In a meeting on Sunday 27 Brexit-weary EU states agreed to forward an ambiguous letter from the British Prime Minister Boris Johnson to the European Parliament this week for its approval.
The letter asks the EU to further delay the date by which the UK has to leave the bloc.
But Johnson has always insisted the UK will leave by October 31st without any delay - and crucially he didn't sign the letter.
That deliberate ambiguity will be scrutinised by Scotland's top court this week to see if it might have broken the law.
On Sunday the opposition Labour party declared that was exactly what happened.
Its chief Brexit official Keir Starmer told the UK's BBC: "The law is very clear. He should have signed one letter, in accordance with the law."
"If we crash out because of what he’s done with the letters, in 11 days time without a deal, he bears personal responsibility for that," he added.
But Johnson's government is sticking to its script.
On Sunday Michael Gove, a close adviser to Johnson, told the UK's Sky News: "We are going to leave on October the 31st."

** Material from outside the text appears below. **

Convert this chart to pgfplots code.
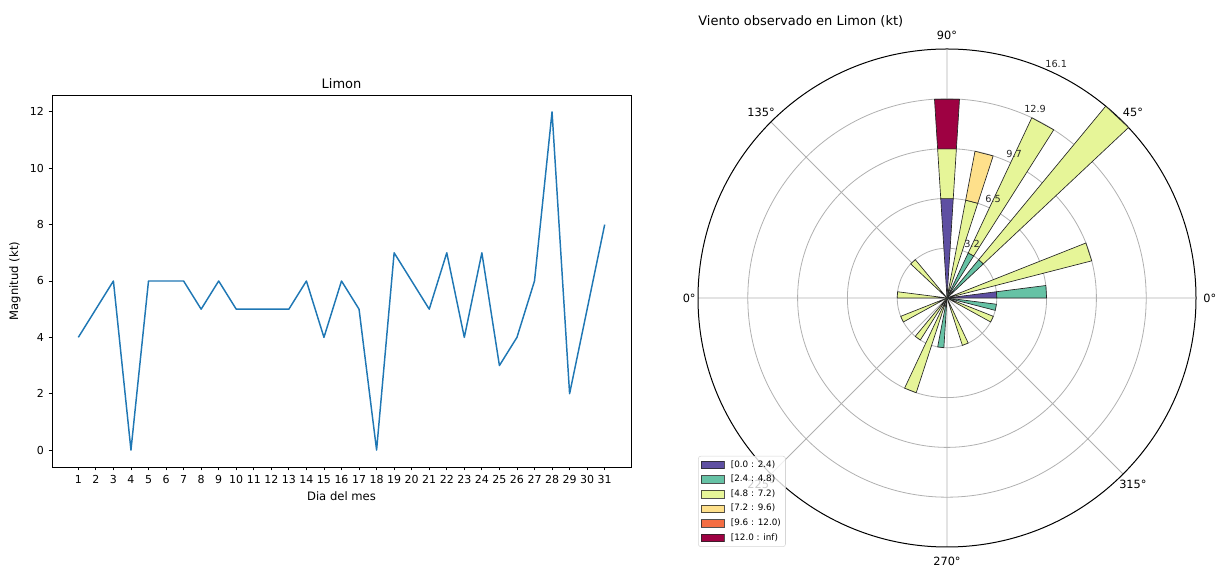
\documentclass[border=0pt]{standalone}
\usepackage{fontspec}
\setmainfont{DejaVu Sans}
\usepackage{pgfplots}
\pgfplotsset{compat=1.18}
\usepgfplotslibrary{polar}

\definecolor{mplblue}{HTML}{1F77B4}
\definecolor{wr0}{HTML}{5E4FA2}
\definecolor{wr1}{HTML}{66C2A5}
\definecolor{wr2}{HTML}{E6F598}
\definecolor{wr3}{HTML}{FEE08B}
\definecolor{wr4}{HTML}{F46D43}
\definecolor{wr5}{HTML}{9E0142}
\definecolor{gridgray}{HTML}{B0B0B0}

\newcommand{\fs}[1]{\fontsize{#1}{#1}\selectfont}

% one stacked piece of the rose: direction (deg), from, to (% of days), colour
\newcommand{\seg}[4]{%
  \pgfmathsetmacro{\ta}{#1-3.6}%
  \pgfmathsetmacro{\tb}{#1+3.6}%
  \edef\next{\noexpand\addplot[forget plot, fill=#4, draw=black!85, line width=0.5pt]
    coordinates {(\ta,#2) (\ta,#3) (\tb,#3) (\tb,#2)} --cycle;}%
  \next}

\begin{document}
\begin{tikzpicture}
\path (0,0) rectangle (918.75pt,425.25pt);

% daily wind speed
\begin{axis}[
  at={(39pt,75pt)}, anchor=south west,
  width=434.25pt, height=279pt, scale only axis,
  xmin=-0.5, xmax=32.5, ymin=-0.6, ymax=12.6,
  xtick={1,...,31}, ytick={0,2,...,12},
  tick align=outside, xtick pos=bottom, ytick pos=left,
  major tick length=2.6pt,
  tick style={black, line width=0.6pt},
  axis line style={line width=0.6pt},
  ticklabel style={font=\fs{8.25}},
  /pgf/number format/assume math mode=true,
  title={Limon},
  title style={font=\fs{9.75}, at={(0.5,1)}, anchor=south, inner sep=1pt, yshift=-2.5pt},
  xlabel={Dia del mes},
  xlabel style={font=\fs{8.7}, at={(0.5,-0.078)}, anchor=center},
  ylabel={Magnitud (kt)},
  ylabel style={font=\fs{8.7}, at={(-0.064,0.5)}, anchor=center},
]
\addplot[mplblue, line width=1.1pt, line join=round] coordinates {
  (1,4) (2,5) (3,6) (4,0) (5,6) (6,6) (7,6) (8,5) (9,6) (10,5)
  (11,5) (12,5) (13,5) (14,6) (15,4) (16,6) (17,5) (18,0) (19,7) (20,6)
  (21,5) (22,7) (23,4) (24,7) (25,3) (26,4) (27,6) (28,12) (29,2) (30,5)
  (31,8)};
\end{axis}

% wind rose
\begin{polaraxis}[
  at={(710.25pt,201.75pt)}, anchor=center,
  width=373.5pt, height=373.5pt, scale only axis,
  xmin=0, xmax=360, ymin=0, ymax=16.129,
  xtick={0,45,...,315}, ytick={3.226,6.452,9.677,12.903},
  xticklabels={}, yticklabels={},
  xticklabel=\empty, yticklabel=\empty,
  grid=major, major grid style={gridgray, line width=0.6pt},
  major tick length=0pt,
  x axis line style={black, line width=0.75pt},
  y axis line style={draw=none},
  clip=false,
  legend cell align=left,
  legend style={at={(0,0)}, anchor=south west, font=\fs{6.6},
    draw=black!20, fill=white, fill opacity=0.8, draw opacity=0.8, text opacity=1,
    rounded corners=2pt, inner xsep=2pt, inner ysep=2pt, row sep=1.75pt,
    nodes={inner sep=1.5pt, text height=4.8pt, text depth=1.4pt},
    /tikz/every odd column/.append style={column sep=3.5pt}},
]
\addlegendimage{area legend, sharp corners, fill=wr0, draw=black!85, fill opacity=1}
\addlegendentry{{[0.0 : 2.4)}}
\addlegendimage{area legend, sharp corners, fill=wr1, draw=black!85, fill opacity=1}
\addlegendentry{{[2.4 : 4.8)}}
\addlegendimage{area legend, sharp corners, fill=wr2, draw=black!85, fill opacity=1}
\addlegendentry{{[4.8 : 7.2)}}
\addlegendimage{area legend, sharp corners, fill=wr3, draw=black!85, fill opacity=1}
\addlegendentry{{[7.2 : 9.6)}}
\addlegendimage{area legend, sharp corners, fill=wr4, draw=black!85, fill opacity=1}
\addlegendentry{{[9.6 : 12.0)}}
\addlegendimage{area legend, sharp corners, fill=wr5, draw=black!85, fill opacity=1}
\addlegendentry{{[12.0 : inf)}}

\seg{90}{0}{6.452}{wr0}
\seg{90}{6.452}{9.677}{wr2}
\seg{90}{9.677}{12.903}{wr5}
\seg{75.6}{0}{6.452}{wr2}
\seg{75.6}{6.452}{9.677}{wr3}
\seg{61.2}{0}{3.226}{wr1}
\seg{61.2}{3.226}{12.903}{wr2}
\seg{46.8}{0}{3.226}{wr1}
\seg{46.8}{3.226}{16.129}{wr2}
\seg{18}{0}{9.677}{wr2}
\seg{3.6}{0}{3.226}{wr0}
\seg{3.6}{3.226}{6.452}{wr1}
\seg{133.2}{0}{3.226}{wr2}
\seg{176.4}{0}{3.226}{wr2}
\seg{205.2}{0}{3.226}{wr2}
\seg{234}{0}{3.226}{wr2}
\seg{248.4}{0}{6.452}{wr2}
\seg{262.8}{0}{3.226}{wr1}
\seg{291.6}{0}{3.226}{wr2}
\seg{334.8}{0}{3.226}{wr2}
\seg{349.2}{0}{3.226}{wr1}

\node[font=\fs{7.3}, text=black!85] at (axis cs:65,3.83) {3.2};
\node[font=\fs{7.3}, text=black!85] at (axis cs:65,7.05) {6.5};
\node[font=\fs{7.3}, text=black!85] at (axis cs:65,10.28) {9.7};
\node[font=\fs{7.3}, text=black!85] at (axis cs:65,13.5) {12.9};
\node[font=\fs{7.3}, text=black!85] at (axis cs:65,16.73) {16.1};

\node[font=\fs{8.5}] at (axis cs:0,17.03) {0°};
\node[font=\fs{8.5}] at (axis cs:45,17.03) {45°};
\node[font=\fs{8.5}] at (axis cs:90,17.03) {90°};
\node[font=\fs{8.5}] at (axis cs:135,17.03) {135°};
\node[font=\fs{8.5}] at (axis cs:180,16.7) {0°};
\node[font=\fs{8.5}] at (axis cs:225,17.03) {225°};
\node[font=\fs{8.5}] at (axis cs:270,17.03) {270°};
\node[font=\fs{8.5}] at (axis cs:315,17.03) {315°};
\end{polaraxis}

\node[anchor=base west, inner sep=0pt, font=\fs{9.75}] at (523.5pt,405.75pt) {Viento observado en Limon (kt)};
\end{tikzpicture}
\end{document}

Gove also said the risk of no deal had increased and the government was stepping up preparations for it.
The International Monetary Fund has warned that a no deal Brexit would threaten the world's economy and reduce the UK's GDP by somewhere between 3.5 percent and 5 percent.
And the UK Institute for Fiscal Studies has warned that it would push level of government debt to their point for over 50 years.
Johnson's government insist that such warning are exaggerations.